• [Information provided]:
◇ ◇ ◇
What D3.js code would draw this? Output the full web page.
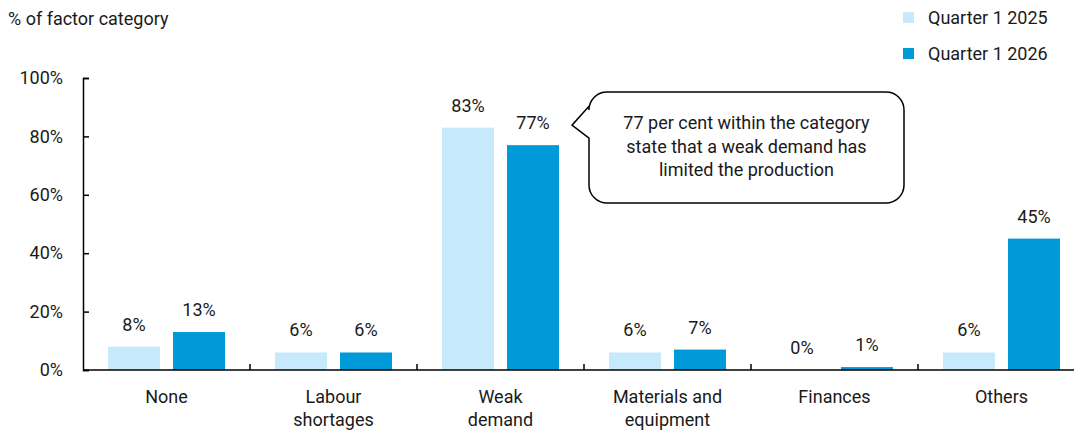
<!DOCTYPE html>
<html>
<head>
<meta charset="utf-8">
<script src="https://cdn.jsdelivr.net/npm/d3@7"></script>
<style>
  body { margin: 0; background: #fff; }
  text { font-family: Roboto, "DejaVu Sans", sans-serif; fill: #1a1a1a; }
</style>
</head>
<body>
<div id="chart"></div>
<script>
// data
var categories = [["None"], ["Labour", "shortages"], ["Weak", "demand"], ["Materials and", "equipment"], ["Finances"], ["Others"]];
var seriesNames = ["Quarter 1 2025", "Quarter 1 2026"];
var q1_2025 = [8, 6, 83, 6, 0, 6];
var q1_2026 = [13, 6, 77, 7, 1, 45];
var yTicks = [0, 20, 40, 60, 80, 100];
var colors = ["#c6eafb", "#009ad9"];
var calloutLines = ["77 per cent within the category", "state that a weak demand has", "limited the production"];

function init(){
    var w = 1074, h = 430;
    var fs = "18px";
    var svg = d3.select("#chart").append("svg")
                .attr("width", w)
                .attr("height", h);

    var left = 83, right = 1085, top = 78, bottom = 370;

    var x = d3.scaleBand()
              .domain(d3.range(categories.length))
              .range([left, right]);
    // two bars inside each category
    var inner = d3.scaleBand()
              .domain([0, 1])
              .range([25, x.bandwidth() - 25])
              .paddingInner(0.2);
    var y = d3.scaleLinear().domain([0, 100]).range([bottom, top]);

    var series = [q1_2025, q1_2026];

    // bars
    series.forEach(function(vals, s){
        svg.append("g").selectAll("rect")
            .data(vals)
            .enter()
            .append("rect")
            .attr("x", (d, i) => x(i) + inner(s))
            .attr("y", d => y(d))
            .attr("width", inner.bandwidth())
            .attr("height", d => bottom - y(d))
            .attr("fill", colors[s]);

        // value labels
        svg.append("g").selectAll("text")
            .data(vals)
            .enter()
            .append("text")
            .attr("x", (d, i) => x(i) + inner(s) + inner.bandwidth() / 2)
            .attr("y", d => y(d) - 16)
            .attr("text-anchor", "middle")
            .style("font-size", fs)
            .text(d => d + "%");
    });

    // y axis
    var yAxis = d3.axisLeft(y)
                  .tickValues(yTicks)
                  .tickSize(-6)
                  .tickPadding(20)
                  .tickFormat(d => d + "%");
    var gy = svg.append("g").attr("transform", "translate(" + left + ",0)").call(yAxis);
    gy.select(".domain").attr("stroke", "#000").attr("stroke-width", 1.5);
    gy.selectAll(".tick line").attr("stroke", "#000").attr("stroke-width", 1.5);
    gy.selectAll(".tick text").style("font-size", fs).style("font-family", "Roboto, sans-serif").attr("fill", "#1a1a1a");

    // x axis line + category ticks
    svg.append("line")
        .attr("x1", left).attr("x2", w)
        .attr("y1", bottom).attr("y2", bottom)
        .attr("stroke", "#000").attr("stroke-width", 1.5);
    svg.append("g").selectAll("line")
        .data(d3.range(1, categories.length))
        .enter()
        .append("line")
        .attr("x1", i => x(i)).attr("x2", i => x(i))
        .attr("y1", bottom - 6).attr("y2", bottom)
        .attr("stroke", "#000").attr("stroke-width", 1.5);

    // category labels
    var cl = svg.append("g").selectAll("text")
        .data(categories)
        .enter()
        .append("text")
        .attr("text-anchor", "middle")
        .attr("x", (d, i) => x(i) + x.bandwidth() / 2)
        .attr("y", 403)
        .style("font-size", fs);
    cl.selectAll("tspan")
        .data(d => d)
        .enter()
        .append("tspan")
        .attr("x", function(){ return d3.select(this.parentNode).attr("x"); })
        .attr("dy", (d, i) => i == 0 ? 0 : 23)
        .text(d => d);

    // y unit title
    svg.append("text")
        .attr("x", 8).attr("y", 25)
        .style("font-size", fs)
        .text("% of factor category");

    // legend
    var lg = svg.append("g").selectAll("g")
        .data(seriesNames)
        .enter()
        .append("g")
        .attr("transform", (d, i) => "translate(903," + (12 + i * 36) + ")");
    lg.append("rect").attr("width", 11).attr("height", 11).attr("fill", (d, i) => colors[i]);
    lg.append("text").attr("x", 25).attr("y", 12).style("font-size", fs).text(d => d);

    // callout pointing at the weak demand 2026 bar
    var tipX = x(2) + inner(1) + inner.bandwidth() + 13;
    var tipY = y(q1_2026[2]) - 20;
    var bx0 = tipX + 17, bx1 = 904, by0 = 92, by1 = 203, r = 18;
    var path = d3.path();
    path.moveTo(bx0 + r, by0);
    path.lineTo(bx1 - r, by0);
    path.arcTo(bx1, by0, bx1, by0 + r, r);
    path.lineTo(bx1, by1 - r);
    path.arcTo(bx1, by1, bx1 - r, by1, r);
    path.lineTo(bx0 + r, by1);
    path.arcTo(bx0, by1, bx0, by1 - r, r);
    path.lineTo(bx0, tipY + 13);
    path.lineTo(tipX, tipY);
    path.lineTo(bx0, tipY - 19);
    path.lineTo(bx0, by0 + r);
    path.arcTo(bx0, by0, bx0 + r, by0, r);
    path.closePath();
    svg.append("path")
        .attr("d", path.toString())
        .attr("fill", "#fff")
        .attr("stroke", "#000")
        .attr("stroke-width", 1.5);
    svg.append("g").selectAll("text")
        .data(calloutLines)
        .enter()
        .append("text")
        .attr("x", (bx0 + bx1) / 2)
        .attr("y", (d, i) => 129 + i * 23.5)
        .attr("text-anchor", "middle")
        .style("font-size", fs)
        .text(d => d);
}
window.onload = init;
</script>
</body>
</html>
◇ ◇ ◇
• [Problem]: Print the whole listing above once more, word for word, without its pictures.

• [Full solution]:
What D3.js code would draw this? Output the full web page.
<!DOCTYPE html>
<html>
<head>
<meta charset="utf-8">
<script src="https://cdn.jsdelivr.net/npm/d3@7"></script>
<style>
  body { margin: 0; background: #fff; }
  text { font-family: Roboto, "DejaVu Sans", sans-serif; fill: #1a1a1a; }
</style>
</head>
<body>
<div id="chart"></div>
<script>
// data
var categories = [["None"], ["Labour", "shortages"], ["Weak", "demand"], ["Materials and", "equipment"], ["Finances"], ["Others"]];
var seriesNames = ["Quarter 1 2025", "Quarter 1 2026"];
var q1_2025 = [8, 6, 83, 6, 0, 6];
var q1_2026 = [13, 6, 77, 7, 1, 45];
var yTicks = [0, 20, 40, 60, 80, 100];
var colors = ["#c6eafb", "#009ad9"];
var calloutLines = ["77 per cent within the category", "state that a weak demand has", "limited the production"];

function init(){
    var w = 1074, h = 430;
    var fs = "18px";
    var svg = d3.select("#chart").append("svg")
                .attr("width", w)
                .attr("height", h);

    var left = 83, right = 1085, top = 78, bottom = 370;

    var x = d3.scaleBand()
              .domain(d3.range(categories.length))
              .range([left, right]);
    // two bars inside each category
    var inner = d3.scaleBand()
              .domain([0, 1])
              .range([25, x.bandwidth() - 25])
              .paddingInner(0.2);
    var y = d3.scaleLinear().domain([0, 100]).range([bottom, top]);

    var series = [q1_2025, q1_2026];

    // bars
    series.forEach(function(vals, s){
        svg.append("g").selectAll("rect")
            .data(vals)
            .enter()
            .append("rect")
            .attr("x", (d, i) => x(i) + inner(s))
            .attr("y", d => y(d))
            .attr("width", inner.bandwidth())
            .attr("height", d => bottom - y(d))
            .attr("fill", colors[s]);

        // value labels
        svg.append("g").selectAll("text")
            .data(vals)
            .enter()
            .append("text")
            .attr("x", (d, i) => x(i) + inner(s) + inner.bandwidth() / 2)
            .attr("y", d => y(d) - 16)
            .attr("text-anchor", "middle")
            .style("font-size", fs)
            .text(d => d + "%");
    });

    // y axis
    var yAxis = d3.axisLeft(y)
                  .tickValues(yTicks)
                  .tickSize(-6)
                  .tickPadding(20)
                  .tickFormat(d => d + "%");
    var gy = svg.append("g").attr("transform", "translate(" + left + ",0)").call(yAxis);
    gy.select(".domain").attr("stroke", "#000").attr("stroke-width", 1.5);
    gy.selectAll(".tick line").attr("stroke", "#000").attr("stroke-width", 1.5);
    gy.selectAll(".tick text").style("font-size", fs).style("font-family", "Roboto, sans-serif").attr("fill", "#1a1a1a");

    // x axis line + category ticks
    svg.append("line")
        .attr("x1", left).attr("x2", w)
        .attr("y1", bottom).attr("y2", bottom)
        .attr("stroke", "#000").attr("stroke-width", 1.5);
    svg.append("g").selectAll("line")
        .data(d3.range(1, categories.length))
        .enter()
        .append("line")
        .attr("x1", i => x(i)).attr("x2", i => x(i))
        .attr("y1", bottom - 6).attr("y2", bottom)
        .attr("stroke", "#000").attr("stroke-width", 1.5);

    // category labels
    var cl = svg.append("g").selectAll("text")
        .data(categories)
        .enter()
        .append("text")
        .attr("text-anchor", "middle")
        .attr("x", (d, i) => x(i) + x.bandwidth() / 2)
        .attr("y", 403)
        .style("font-size", fs);
    cl.selectAll("tspan")
        .data(d => d)
        .enter()
        .append("tspan")
        .attr("x", function(){ return d3.select(this.parentNode).attr("x"); })
        .attr("dy", (d, i) => i == 0 ? 0 : 23)
        .text(d => d);

    // y unit title
    svg.append("text")
        .attr("x", 8).attr("y", 25)
        .style("font-size", fs)
        .text("% of factor category");

    // legend
    var lg = svg.append("g").selectAll("g")
        .data(seriesNames)
        .enter()
        .append("g")
        .attr("transform", (d, i) => "translate(903," + (12 + i * 36) + ")");
    lg.append("rect").attr("width", 11).attr("height", 11).attr("fill", (d, i) => colors[i]);
    lg.append("text").attr("x", 25).attr("y", 12).style("font-size", fs).text(d => d);

    // callout pointing at the weak demand 2026 bar
    var tipX = x(2) + inner(1) + inner.bandwidth() + 13;
    var tipY = y(q1_2026[2]) - 20;
    var bx0 = tipX + 17, bx1 = 904, by0 = 92, by1 = 203, r = 18;
    var path = d3.path();
    path.moveTo(bx0 + r, by0);
    path.lineTo(bx1 - r, by0);
    path.arcTo(bx1, by0, bx1, by0 + r, r);
    path.lineTo(bx1, by1 - r);
    path.arcTo(bx1, by1, bx1 - r, by1, r);
    path.lineTo(bx0 + r, by1);
    path.arcTo(bx0, by1, bx0, by1 - r, r);
    path.lineTo(bx0, tipY + 13);
    path.lineTo(tipX, tipY);
    path.lineTo(bx0, tipY - 19);
    path.lineTo(bx0, by0 + r);
    path.arcTo(bx0, by0, bx0 + r, by0, r);
    path.closePath();
    svg.append("path")
        .attr("d", path.toString())
        .attr("fill", "#fff")
        .attr("stroke", "#000")
        .attr("stroke-width", 1.5);
    svg.append("g").selectAll("text")
        .data(calloutLines)
        .enter()
        .append("text")
        .attr("x", (bx0 + bx1) / 2)
        .attr("y", (d, i) => 129 + i * 23.5)
        .attr("text-anchor", "middle")
        .style("font-size", fs)
        .text(d => d);
}
window.onload = init;
</script>
</body>
</html>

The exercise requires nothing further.